--- Given information ---

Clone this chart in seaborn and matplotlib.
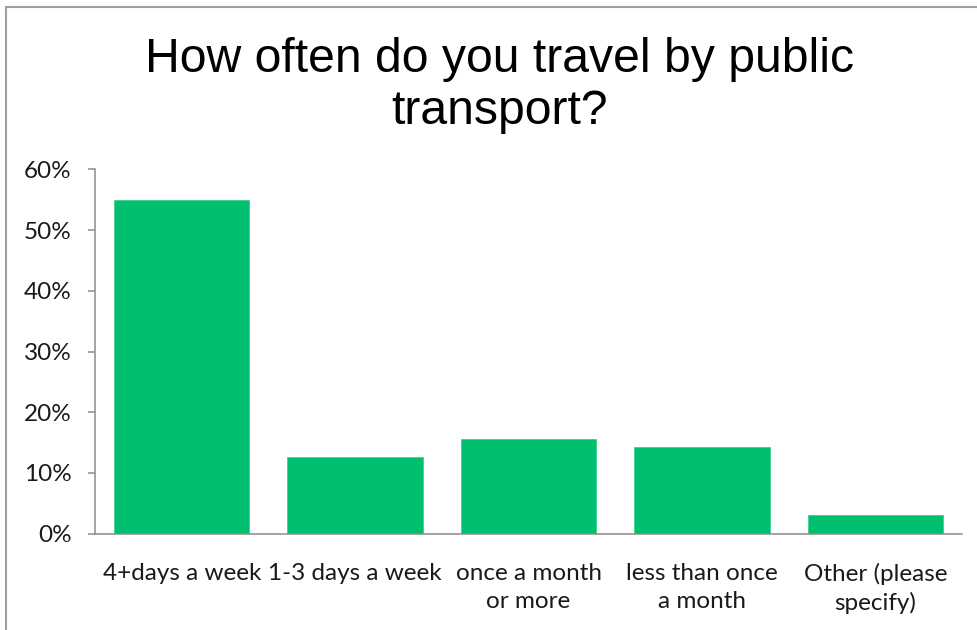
import matplotlib
matplotlib.use("Agg")
import matplotlib.pyplot as plt
import seaborn as sns
import numpy as np
from matplotlib.lines import Line2D
from matplotlib.ticker import FixedLocator, PercentFormatter

categories = ["4+days a week", "1-3 days a week", "once a month\nor more",
              "less than once\na month", "Other (please\nspecify)"]
shares = [0.55, 0.126, 0.156, 0.143, 0.030]
y_ticks = [0.0, 0.1, 0.2, 0.3, 0.4, 0.5, 0.6]
title_lines = ["How often do you travel by public", "transport?"]

sns.set_theme(style="white")
plt.rcParams["font.family"] = ["Lato", "DejaVu Sans"]

W, H = 978, 630
fig = plt.figure(figsize=(W / 100, H / 100), dpi=100)
ax = fig.add_axes([95 / W, 1 - 533.5 / H, (962 - 95) / W, (533.5 - 169.5) / H])

sns.barplot(x=categories, y=shares, color="#00BF6F", saturation=1, width=0.78,
            edgecolor="#3FD090", linewidth=0.6, ax=ax)

axis_grey = "#8C8C8C"
ax.set_ylim(0, 0.6)
ax.set_xlim(-0.5, len(categories) - 0.5)
ax.set_yticks(y_ticks)
ax.yaxis.set_major_formatter(PercentFormatter(1.0, decimals=0))
ax.xaxis.set_minor_locator(FixedLocator(np.arange(-0.5, len(categories), 1.0)))
ax.tick_params(axis="x", which="major", length=0, pad=21, labelsize=17.5, colors="#1a1a1a")
ax.tick_params(axis="x", which="minor", length=5.5, width=1.1, color=axis_grey, direction="out")
ax.tick_params(axis="y", length=5, width=1.1, color=axis_grey, pad=12,
               labelsize=17.5, labelcolor="#1a1a1a", direction="out", left=True)
for lbl in ax.get_xticklabels():
    lbl.set_linespacing(1.42)

for side in ("top", "right"):
    ax.spines[side].set_visible(False)
for side in ("left", "bottom"):
    ax.spines[side].set_color(axis_grey)
    ax.spines[side].set_linewidth(1.1)
ax.set_xlabel("")
ax.set_ylabel("")

# two-line chart title
for line, base_y in zip(title_lines, (72, 124)):
    fig.text(500 / W, 1 - base_y / H, line, ha="center", va="baseline", fontsize=34.7,
             family=["Liberation Sans", "DejaVu Sans"], color="black")

# outer frame (left and top edges)
fig.add_artist(Line2D([6.5 / W, 6.5 / W], [0, 1 - 6.5 / H], color="#A0A0A0", lw=1.5,
                      transform=fig.transFigure))
fig.add_artist(Line2D([6.5 / W, 1], [1 - 6.5 / H, 1 - 6.5 / H], color="#A0A0A0", lw=1.5,
                      transform=fig.transFigure))

fig.savefig("out.png", dpi=100)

---

**Written exercise:** From the first line of the listing above, repeat every line through the one holding "from matplotlib.ticker import". Both ends count, and pictures stay out.

**Problem solution:**
Clone this chart in seaborn and matplotlib.
import matplotlib
matplotlib.use("Agg")
import matplotlib.pyplot as plt
import seaborn as sns
import numpy as np
from matplotlib.lines import Line2D
from matplotlib.ticker import FixedLocator, PercentFormatter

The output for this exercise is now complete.